[WHAT IS REQUIRED]: Pull each line containing "chart" out of the data and copy it.

[DATA SECTION]:
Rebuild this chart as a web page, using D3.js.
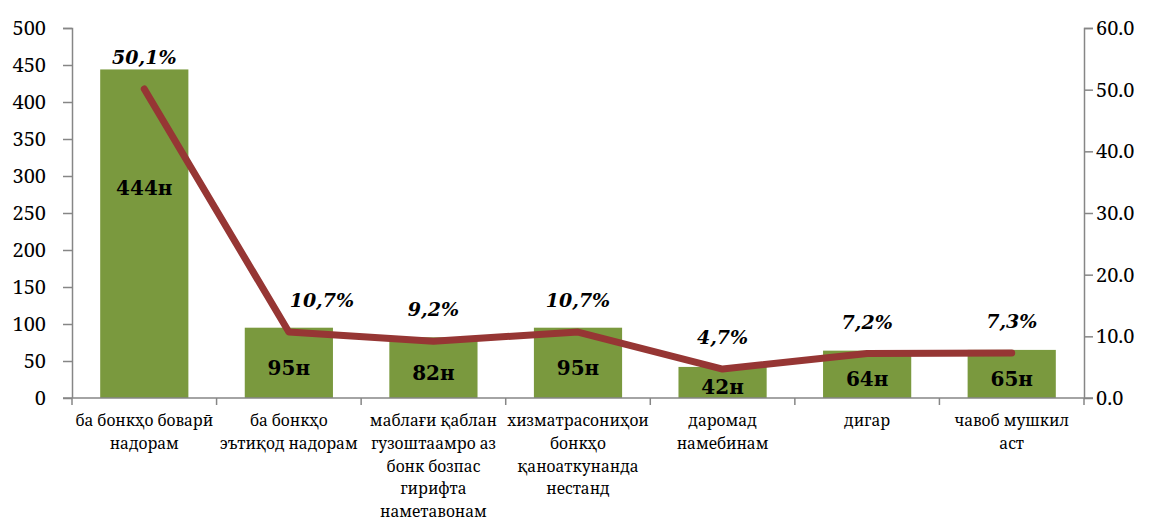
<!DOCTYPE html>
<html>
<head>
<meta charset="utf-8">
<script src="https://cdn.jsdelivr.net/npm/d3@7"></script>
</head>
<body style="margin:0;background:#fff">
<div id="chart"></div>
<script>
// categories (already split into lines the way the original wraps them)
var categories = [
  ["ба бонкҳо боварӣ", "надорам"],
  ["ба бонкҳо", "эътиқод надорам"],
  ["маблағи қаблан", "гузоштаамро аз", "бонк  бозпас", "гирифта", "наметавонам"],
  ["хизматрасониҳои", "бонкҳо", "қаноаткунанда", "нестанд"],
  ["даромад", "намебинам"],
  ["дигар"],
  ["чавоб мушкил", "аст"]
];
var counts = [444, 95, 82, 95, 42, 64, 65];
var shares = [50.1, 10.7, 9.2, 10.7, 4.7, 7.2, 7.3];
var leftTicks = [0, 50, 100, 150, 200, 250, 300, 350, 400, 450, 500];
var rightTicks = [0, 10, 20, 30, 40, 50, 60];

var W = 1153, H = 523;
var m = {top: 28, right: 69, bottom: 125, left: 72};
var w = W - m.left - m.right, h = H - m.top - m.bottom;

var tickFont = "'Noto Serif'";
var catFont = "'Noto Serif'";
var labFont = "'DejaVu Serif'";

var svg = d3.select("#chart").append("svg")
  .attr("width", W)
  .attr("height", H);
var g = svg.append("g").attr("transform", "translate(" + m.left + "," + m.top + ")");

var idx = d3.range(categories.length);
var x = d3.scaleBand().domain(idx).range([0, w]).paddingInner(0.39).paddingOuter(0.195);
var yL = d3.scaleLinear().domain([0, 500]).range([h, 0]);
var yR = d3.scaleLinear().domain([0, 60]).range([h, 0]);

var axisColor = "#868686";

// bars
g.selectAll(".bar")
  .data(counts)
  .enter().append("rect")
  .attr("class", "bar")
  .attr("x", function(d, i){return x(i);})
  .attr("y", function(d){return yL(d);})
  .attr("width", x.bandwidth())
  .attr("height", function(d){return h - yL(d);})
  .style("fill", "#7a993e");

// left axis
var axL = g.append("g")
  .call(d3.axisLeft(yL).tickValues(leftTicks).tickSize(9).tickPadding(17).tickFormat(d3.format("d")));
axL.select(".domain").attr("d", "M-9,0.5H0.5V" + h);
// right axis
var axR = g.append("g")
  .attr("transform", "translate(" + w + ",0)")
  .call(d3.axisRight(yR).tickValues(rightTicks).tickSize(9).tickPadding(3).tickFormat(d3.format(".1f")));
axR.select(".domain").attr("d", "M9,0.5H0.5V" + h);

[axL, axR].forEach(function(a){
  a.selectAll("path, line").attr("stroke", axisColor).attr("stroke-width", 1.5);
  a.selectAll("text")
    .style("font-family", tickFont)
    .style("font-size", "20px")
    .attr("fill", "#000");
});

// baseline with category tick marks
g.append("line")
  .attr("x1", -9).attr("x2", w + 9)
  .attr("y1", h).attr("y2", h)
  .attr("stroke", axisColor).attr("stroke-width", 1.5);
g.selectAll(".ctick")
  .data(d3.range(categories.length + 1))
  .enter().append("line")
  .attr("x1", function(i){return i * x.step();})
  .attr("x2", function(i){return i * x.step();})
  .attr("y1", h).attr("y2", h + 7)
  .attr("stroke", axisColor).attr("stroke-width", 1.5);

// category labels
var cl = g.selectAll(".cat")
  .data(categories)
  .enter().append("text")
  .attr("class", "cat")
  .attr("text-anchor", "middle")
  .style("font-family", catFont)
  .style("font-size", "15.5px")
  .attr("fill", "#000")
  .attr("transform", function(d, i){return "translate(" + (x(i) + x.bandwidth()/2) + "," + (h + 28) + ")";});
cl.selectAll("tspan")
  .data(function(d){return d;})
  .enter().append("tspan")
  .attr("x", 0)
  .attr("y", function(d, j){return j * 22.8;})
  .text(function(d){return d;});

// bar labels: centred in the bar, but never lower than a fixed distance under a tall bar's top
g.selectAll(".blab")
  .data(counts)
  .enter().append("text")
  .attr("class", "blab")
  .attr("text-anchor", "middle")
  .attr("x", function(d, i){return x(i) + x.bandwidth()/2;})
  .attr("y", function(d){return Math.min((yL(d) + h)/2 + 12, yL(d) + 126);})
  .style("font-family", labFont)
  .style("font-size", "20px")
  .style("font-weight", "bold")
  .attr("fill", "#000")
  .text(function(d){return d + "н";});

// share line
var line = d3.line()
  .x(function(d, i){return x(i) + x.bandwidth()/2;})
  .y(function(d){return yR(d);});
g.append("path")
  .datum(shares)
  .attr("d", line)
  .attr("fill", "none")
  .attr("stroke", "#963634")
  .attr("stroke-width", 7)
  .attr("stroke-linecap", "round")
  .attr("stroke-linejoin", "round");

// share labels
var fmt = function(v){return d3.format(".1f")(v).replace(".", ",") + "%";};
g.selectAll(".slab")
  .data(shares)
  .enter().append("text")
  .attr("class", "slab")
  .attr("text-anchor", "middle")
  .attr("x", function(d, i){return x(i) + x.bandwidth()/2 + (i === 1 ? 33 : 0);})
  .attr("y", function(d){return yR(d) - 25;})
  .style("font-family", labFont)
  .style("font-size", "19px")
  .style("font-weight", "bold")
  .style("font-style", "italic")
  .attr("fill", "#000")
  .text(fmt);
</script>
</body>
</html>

[CORRECT RESPONSE]:
Rebuild this chart as a web page, using D3.js.
<div id="chart"></div>
var svg = d3.select("#chart").append("svg")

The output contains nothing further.